Exercise brief | Output all the entries word for word. Omit the pictures.

┄┄┄┄┄┄┄┄┄┄┄┄┄┄┄┄┄┄┄┄

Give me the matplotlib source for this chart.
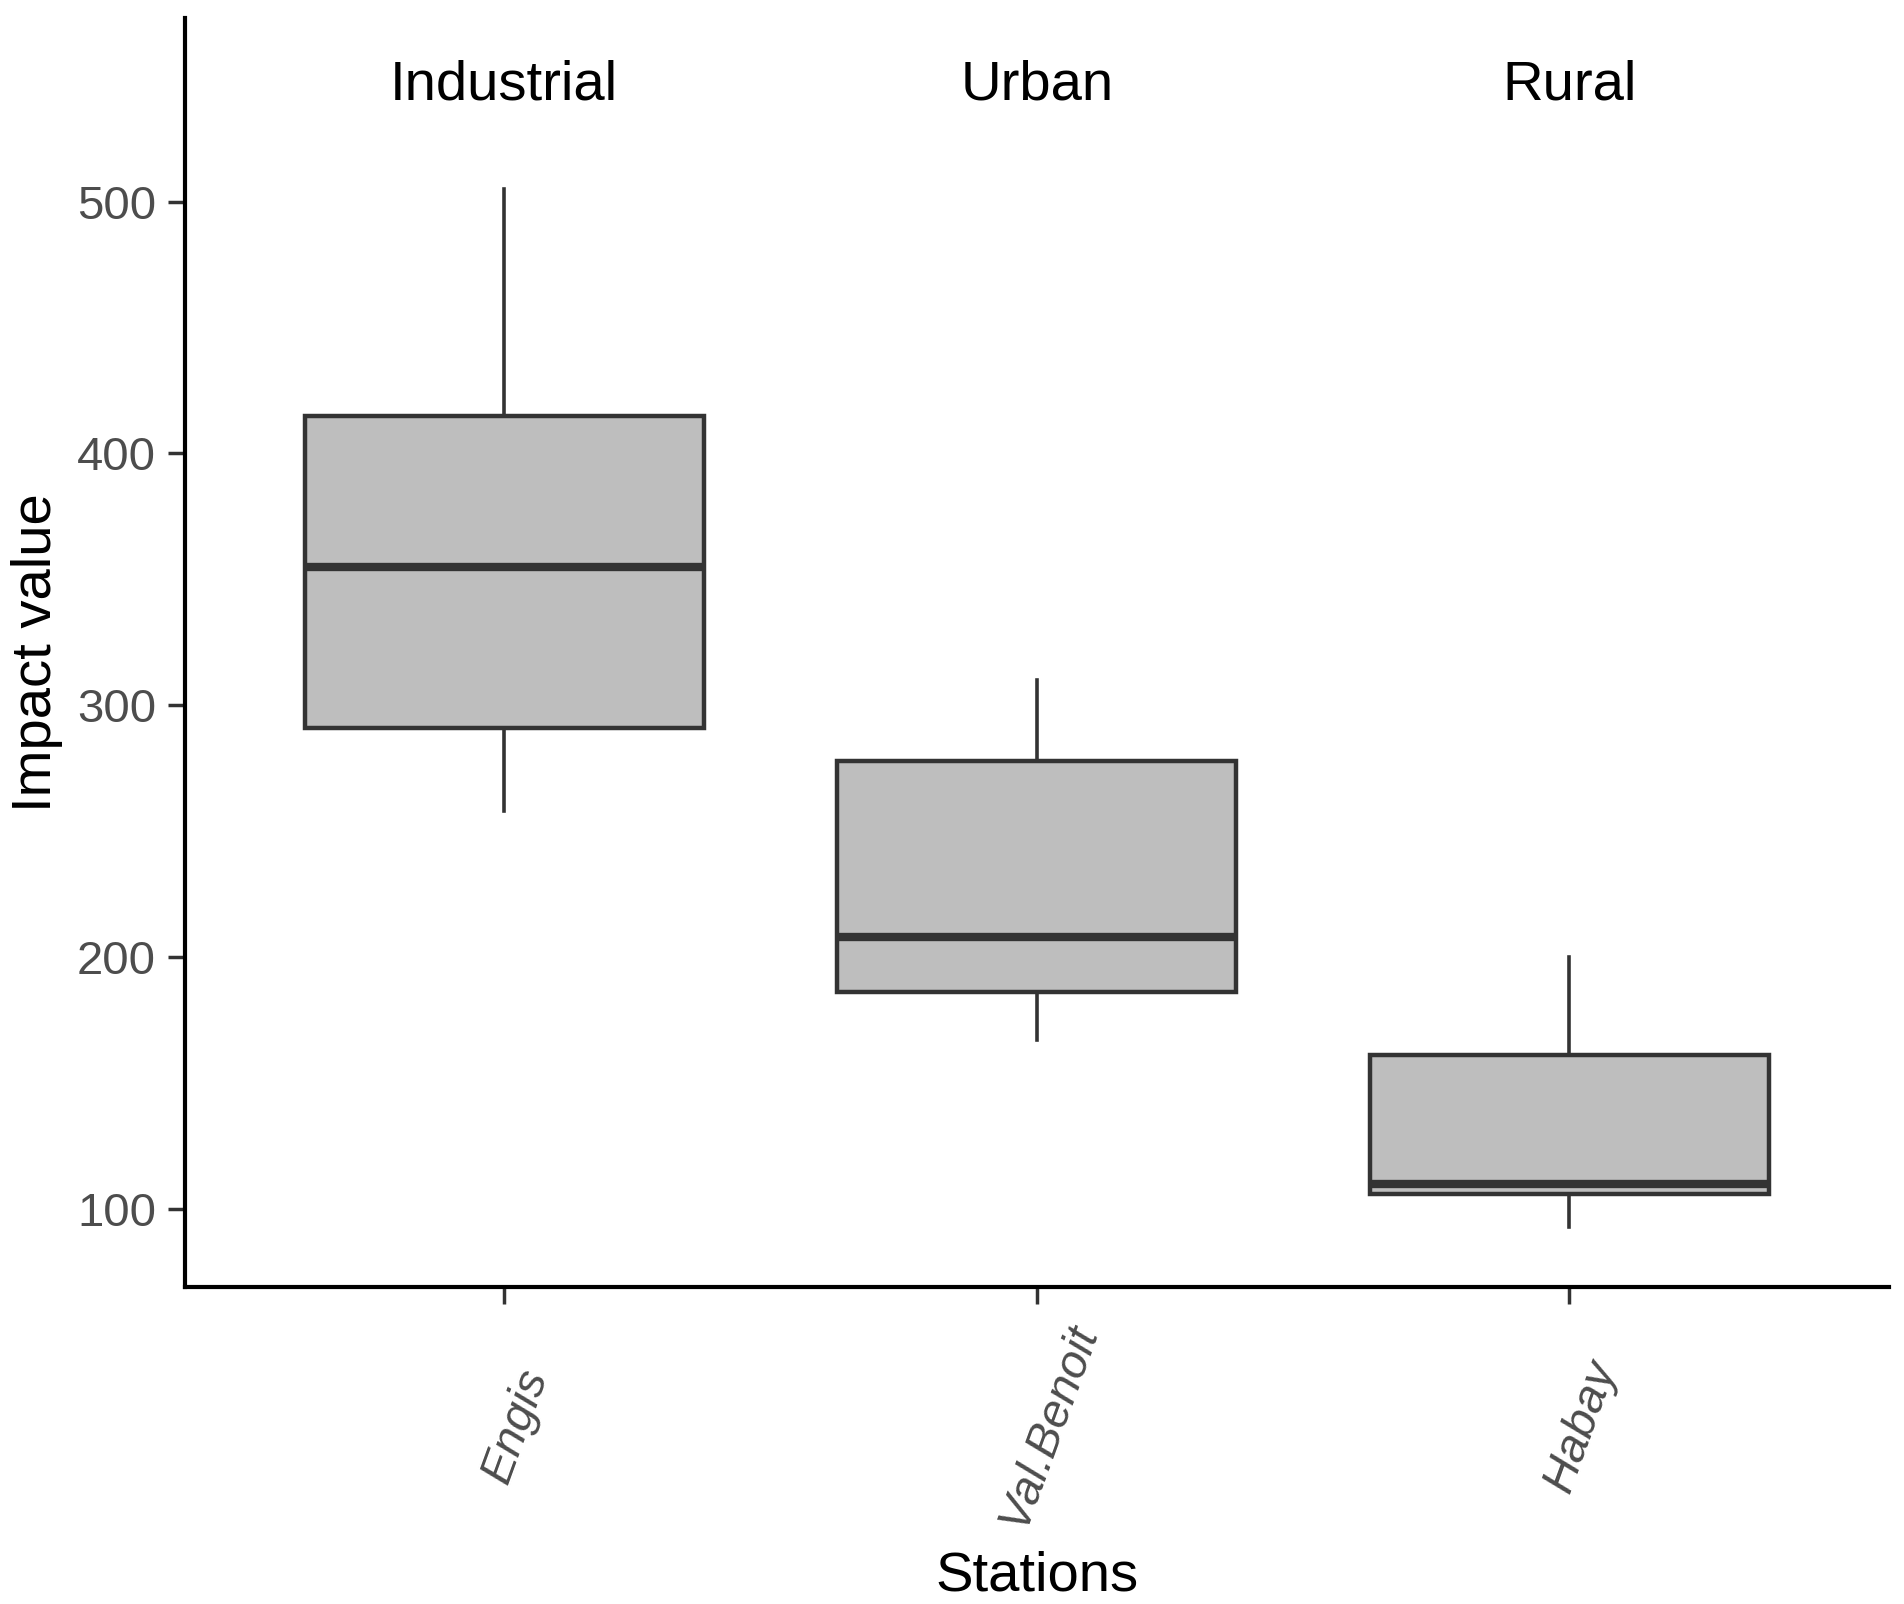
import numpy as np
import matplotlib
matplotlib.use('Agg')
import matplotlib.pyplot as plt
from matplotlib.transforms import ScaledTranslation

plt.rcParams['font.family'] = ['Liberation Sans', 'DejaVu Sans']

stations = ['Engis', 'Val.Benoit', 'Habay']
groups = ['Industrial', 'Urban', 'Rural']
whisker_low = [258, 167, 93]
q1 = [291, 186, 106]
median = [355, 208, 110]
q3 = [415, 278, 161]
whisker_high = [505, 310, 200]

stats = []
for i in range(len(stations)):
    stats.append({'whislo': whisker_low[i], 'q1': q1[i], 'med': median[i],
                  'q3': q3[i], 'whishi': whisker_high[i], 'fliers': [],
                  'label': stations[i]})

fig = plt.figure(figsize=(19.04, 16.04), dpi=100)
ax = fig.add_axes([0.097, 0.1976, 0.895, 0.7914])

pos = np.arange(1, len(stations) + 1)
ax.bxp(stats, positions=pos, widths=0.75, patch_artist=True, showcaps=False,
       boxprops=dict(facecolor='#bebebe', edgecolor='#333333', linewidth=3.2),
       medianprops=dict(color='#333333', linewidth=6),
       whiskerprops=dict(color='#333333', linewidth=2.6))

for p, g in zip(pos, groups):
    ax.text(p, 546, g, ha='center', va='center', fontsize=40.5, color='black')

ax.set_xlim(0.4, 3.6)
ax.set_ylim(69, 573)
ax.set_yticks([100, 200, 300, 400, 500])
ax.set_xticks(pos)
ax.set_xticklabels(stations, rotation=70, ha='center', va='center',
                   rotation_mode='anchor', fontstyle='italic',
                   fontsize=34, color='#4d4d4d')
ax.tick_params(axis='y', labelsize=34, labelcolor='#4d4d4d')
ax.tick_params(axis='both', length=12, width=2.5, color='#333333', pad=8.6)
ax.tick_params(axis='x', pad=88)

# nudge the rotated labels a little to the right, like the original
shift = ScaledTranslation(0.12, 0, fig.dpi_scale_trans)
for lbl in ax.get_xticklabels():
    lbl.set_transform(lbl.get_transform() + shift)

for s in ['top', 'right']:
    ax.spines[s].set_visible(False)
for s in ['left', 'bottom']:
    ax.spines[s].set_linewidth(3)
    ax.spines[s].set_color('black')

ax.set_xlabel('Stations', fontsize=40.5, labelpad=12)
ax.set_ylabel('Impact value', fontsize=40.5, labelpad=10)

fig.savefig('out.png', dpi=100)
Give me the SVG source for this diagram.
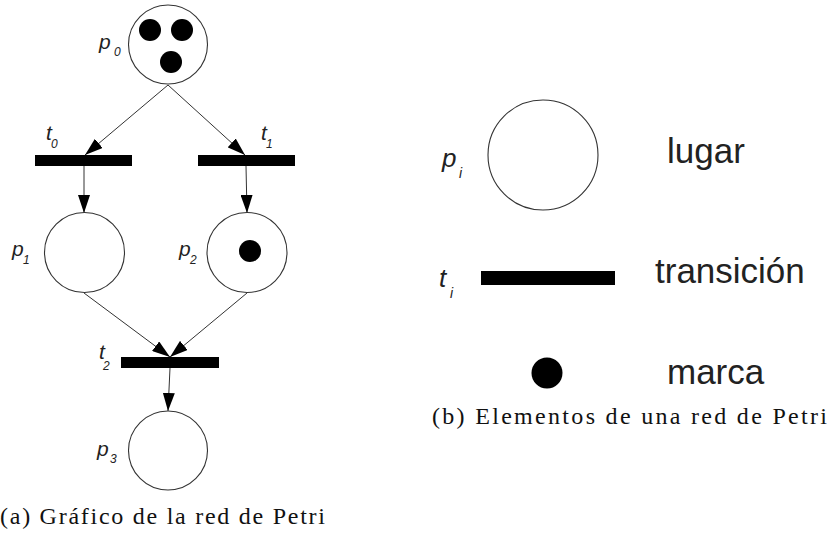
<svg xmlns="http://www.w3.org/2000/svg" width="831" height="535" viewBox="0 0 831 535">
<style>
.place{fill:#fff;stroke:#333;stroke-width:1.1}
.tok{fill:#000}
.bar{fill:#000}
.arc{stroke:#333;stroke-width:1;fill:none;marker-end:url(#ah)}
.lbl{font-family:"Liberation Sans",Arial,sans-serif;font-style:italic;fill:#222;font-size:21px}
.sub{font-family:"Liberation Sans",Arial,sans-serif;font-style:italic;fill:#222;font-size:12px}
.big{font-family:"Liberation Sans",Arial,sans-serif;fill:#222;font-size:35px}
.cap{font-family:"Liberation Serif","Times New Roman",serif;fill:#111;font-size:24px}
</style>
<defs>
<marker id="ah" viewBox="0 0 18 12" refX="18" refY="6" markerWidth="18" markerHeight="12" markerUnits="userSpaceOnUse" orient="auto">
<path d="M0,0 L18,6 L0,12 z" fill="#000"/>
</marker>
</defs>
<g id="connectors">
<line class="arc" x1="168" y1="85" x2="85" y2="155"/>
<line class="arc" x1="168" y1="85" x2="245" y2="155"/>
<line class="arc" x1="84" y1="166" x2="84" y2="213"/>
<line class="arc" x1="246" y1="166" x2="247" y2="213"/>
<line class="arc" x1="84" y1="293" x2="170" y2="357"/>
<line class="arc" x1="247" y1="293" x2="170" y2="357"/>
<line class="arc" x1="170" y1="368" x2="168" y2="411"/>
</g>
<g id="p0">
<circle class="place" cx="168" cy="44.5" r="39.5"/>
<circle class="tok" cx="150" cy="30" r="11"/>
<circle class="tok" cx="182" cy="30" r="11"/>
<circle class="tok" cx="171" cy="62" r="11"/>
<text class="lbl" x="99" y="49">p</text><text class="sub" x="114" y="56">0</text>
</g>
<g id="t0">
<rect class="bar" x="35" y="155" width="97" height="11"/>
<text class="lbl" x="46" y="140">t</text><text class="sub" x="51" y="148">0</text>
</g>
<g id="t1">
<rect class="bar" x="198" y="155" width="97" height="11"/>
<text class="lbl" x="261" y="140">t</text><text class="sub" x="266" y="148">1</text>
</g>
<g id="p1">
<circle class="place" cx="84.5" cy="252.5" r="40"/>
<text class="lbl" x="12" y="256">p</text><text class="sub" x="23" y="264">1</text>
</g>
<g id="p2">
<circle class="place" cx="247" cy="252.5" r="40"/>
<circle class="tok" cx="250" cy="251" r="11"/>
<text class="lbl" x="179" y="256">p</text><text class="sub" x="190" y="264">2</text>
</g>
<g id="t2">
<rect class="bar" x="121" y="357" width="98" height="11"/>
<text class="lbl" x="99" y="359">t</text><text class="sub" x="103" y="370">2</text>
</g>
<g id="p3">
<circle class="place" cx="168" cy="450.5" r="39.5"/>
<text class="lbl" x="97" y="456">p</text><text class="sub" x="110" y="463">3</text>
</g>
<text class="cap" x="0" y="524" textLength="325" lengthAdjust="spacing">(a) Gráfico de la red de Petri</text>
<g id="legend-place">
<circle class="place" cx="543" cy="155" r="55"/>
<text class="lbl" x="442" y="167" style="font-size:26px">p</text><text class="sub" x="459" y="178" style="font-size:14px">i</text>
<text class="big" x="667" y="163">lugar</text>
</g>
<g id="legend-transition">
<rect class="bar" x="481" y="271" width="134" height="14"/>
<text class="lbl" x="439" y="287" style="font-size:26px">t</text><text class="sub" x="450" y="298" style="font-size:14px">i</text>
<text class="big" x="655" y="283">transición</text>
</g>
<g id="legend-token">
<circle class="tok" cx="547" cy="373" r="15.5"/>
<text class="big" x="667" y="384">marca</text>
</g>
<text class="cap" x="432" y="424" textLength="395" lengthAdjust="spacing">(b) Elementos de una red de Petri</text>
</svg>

┄┄┄┄┄┄┄┄┄┄┄┄┄┄┄┄┄┄┄┄

Full answer |
Give me the matplotlib source for this chart.
import numpy as np
import matplotlib
matplotlib.use('Agg')
import matplotlib.pyplot as plt
from matplotlib.transforms import ScaledTranslation

plt.rcParams['font.family'] = ['Liberation Sans', 'DejaVu Sans']

stations = ['Engis', 'Val.Benoit', 'Habay']
groups = ['Industrial', 'Urban', 'Rural']
whisker_low = [258, 167, 93]
q1 = [291, 186, 106]
median = [355, 208, 110]
q3 = [415, 278, 161]
whisker_high = [505, 310, 200]

stats = []
for i in range(len(stations)):
    stats.append({'whislo': whisker_low[i], 'q1': q1[i], 'med': median[i],
                  'q3': q3[i], 'whishi': whisker_high[i], 'fliers': [],
                  'label': stations[i]})

fig = plt.figure(figsize=(19.04, 16.04), dpi=100)
ax = fig.add_axes([0.097, 0.1976, 0.895, 0.7914])

pos = np.arange(1, len(stations) + 1)
ax.bxp(stats, positions=pos, widths=0.75, patch_artist=True, showcaps=False,
       boxprops=dict(facecolor='#bebebe', edgecolor='#333333', linewidth=3.2),
       medianprops=dict(color='#333333', linewidth=6),
       whiskerprops=dict(color='#333333', linewidth=2.6))

for p, g in zip(pos, groups):
    ax.text(p, 546, g, ha='center', va='center', fontsize=40.5, color='black')

ax.set_xlim(0.4, 3.6)
ax.set_ylim(69, 573)
ax.set_yticks([100, 200, 300, 400, 500])
ax.set_xticks(pos)
ax.set_xticklabels(stations, rotation=70, ha='center', va='center',
                   rotation_mode='anchor', fontstyle='italic',
                   fontsize=34, color='#4d4d4d')
ax.tick_params(axis='y', labelsize=34, labelcolor='#4d4d4d')
ax.tick_params(axis='both', length=12, width=2.5, color='#333333', pad=8.6)
ax.tick_params(axis='x', pad=88)

# nudge the rotated labels a little to the right, like the original
shift = ScaledTranslation(0.12, 0, fig.dpi_scale_trans)
for lbl in ax.get_xticklabels():
    lbl.set_transform(lbl.get_transform() + shift)

for s in ['top', 'right']:
    ax.spines[s].set_visible(False)
for s in ['left', 'bottom']:
    ax.spines[s].set_linewidth(3)
    ax.spines[s].set_color('black')

ax.set_xlabel('Stations', fontsize=40.5, labelpad=12)
ax.set_ylabel('Impact value', fontsize=40.5, labelpad=10)

fig.savefig('out.png', dpi=100)
Give me the SVG source for this diagram.
<svg xmlns="http://www.w3.org/2000/svg" width="831" height="535" viewBox="0 0 831 535">
<style>
.place{fill:#fff;stroke:#333;stroke-width:1.1}
.tok{fill:#000}
.bar{fill:#000}
.arc{stroke:#333;stroke-width:1;fill:none;marker-end:url(#ah)}
.lbl{font-family:"Liberation Sans",Arial,sans-serif;font-style:italic;fill:#222;font-size:21px}
.sub{font-family:"Liberation Sans",Arial,sans-serif;font-style:italic;fill:#222;font-size:12px}
.big{font-family:"Liberation Sans",Arial,sans-serif;fill:#222;font-size:35px}
.cap{font-family:"Liberation Serif","Times New Roman",serif;fill:#111;font-size:24px}
</style>
<defs>
<marker id="ah" viewBox="0 0 18 12" refX="18" refY="6" markerWidth="18" markerHeight="12" markerUnits="userSpaceOnUse" orient="auto">
<path d="M0,0 L18,6 L0,12 z" fill="#000"/>
</marker>
</defs>
<g id="connectors">
<line class="arc" x1="168" y1="85" x2="85" y2="155"/>
<line class="arc" x1="168" y1="85" x2="245" y2="155"/>
<line class="arc" x1="84" y1="166" x2="84" y2="213"/>
<line class="arc" x1="246" y1="166" x2="247" y2="213"/>
<line class="arc" x1="84" y1="293" x2="170" y2="357"/>
<line class="arc" x1="247" y1="293" x2="170" y2="357"/>
<line class="arc" x1="170" y1="368" x2="168" y2="411"/>
</g>
<g id="p0">
<circle class="place" cx="168" cy="44.5" r="39.5"/>
<circle class="tok" cx="150" cy="30" r="11"/>
<circle class="tok" cx="182" cy="30" r="11"/>
<circle class="tok" cx="171" cy="62" r="11"/>
<text class="lbl" x="99" y="49">p</text><text class="sub" x="114" y="56">0</text>
</g>
<g id="t0">
<rect class="bar" x="35" y="155" width="97" height="11"/>
<text class="lbl" x="46" y="140">t</text><text class="sub" x="51" y="148">0</text>
</g>
<g id="t1">
<rect class="bar" x="198" y="155" width="97" height="11"/>
<text class="lbl" x="261" y="140">t</text><text class="sub" x="266" y="148">1</text>
</g>
<g id="p1">
<circle class="place" cx="84.5" cy="252.5" r="40"/>
<text class="lbl" x="12" y="256">p</text><text class="sub" x="23" y="264">1</text>
</g>
<g id="p2">
<circle class="place" cx="247" cy="252.5" r="40"/>
<circle class="tok" cx="250" cy="251" r="11"/>
<text class="lbl" x="179" y="256">p</text><text class="sub" x="190" y="264">2</text>
</g>
<g id="t2">
<rect class="bar" x="121" y="357" width="98" height="11"/>
<text class="lbl" x="99" y="359">t</text><text class="sub" x="103" y="370">2</text>
</g>
<g id="p3">
<circle class="place" cx="168" cy="450.5" r="39.5"/>
<text class="lbl" x="97" y="456">p</text><text class="sub" x="110" y="463">3</text>
</g>
<text class="cap" x="0" y="524" textLength="325" lengthAdjust="spacing">(a) Gráfico de la red de Petri</text>
<g id="legend-place">
<circle class="place" cx="543" cy="155" r="55"/>
<text class="lbl" x="442" y="167" style="font-size:26px">p</text><text class="sub" x="459" y="178" style="font-size:14px">i</text>
<text class="big" x="667" y="163">lugar</text>
</g>
<g id="legend-transition">
<rect class="bar" x="481" y="271" width="134" height="14"/>
<text class="lbl" x="439" y="287" style="font-size:26px">t</text><text class="sub" x="450" y="298" style="font-size:14px">i</text>
<text class="big" x="655" y="283">transición</text>
</g>
<g id="legend-token">
<circle class="tok" cx="547" cy="373" r="15.5"/>
<text class="big" x="667" y="384">marca</text>
</g>
<text class="cap" x="432" y="424" textLength="395" lengthAdjust="spacing">(b) Elementos de una red de Petri</text>
</svg>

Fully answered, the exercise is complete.